A court in South London has been hearing evidence in a sexual abuse trial involving one of the most senior Buddhist monks in Britain in a case that has sent shockwaves through the Sri Lankan community in the United Kingdom.
The Venerable Pahalagama Somarathana, 66 – founder of the popular Thames Buddhist Temple in Surrey and one of the most respected figures in the community – is facing nine counts of rape, indecent assault and sexual assault dating back to the late 1970’s and early 80’s.
One of his alleged victims claims she was abused by the priest in Chiswick, West London while another says she was abused in a shrine room at the Surrey temple.
The Sri Lankan-born Venerable Somaratana appeared at Isleworth Crown Court last week to deny the charges, saying he was the victim of mistaken identity.
According to the prosecution, the first victim – who was nine at the time of the assault in 1978 – had been lured into the monk’s room with fruit Polo sweets before being indecently assaulted.

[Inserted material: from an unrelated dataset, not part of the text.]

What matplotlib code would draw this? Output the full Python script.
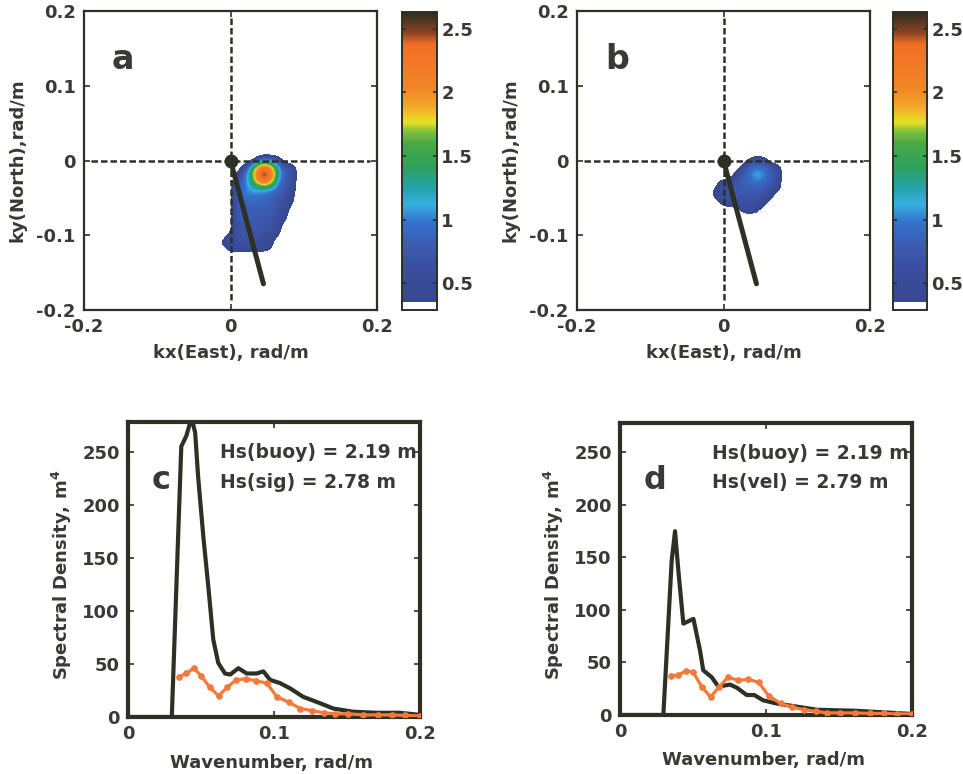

The second victim only recalled the assaults during hypnotherapy sessions she underwent as an adult in 2009.
Members of the majority Buddhist Sinhala community who patronize the temple have come out in force defending the monk.
A dozen character witnesses appeared at court to give evidence on behalf of the defense, with one saying she had known the accused for more than 30 years and he had “always been a professional”.
“He’s a priest and as far as I’m concerned he’s never stepped out of that role” she said.
Another witness, a GP, said she too had known the monk since the inception of the Thames Buddhist Temple and had never had any complaints from her children about the chief monk.
The case continues at Isleworth court.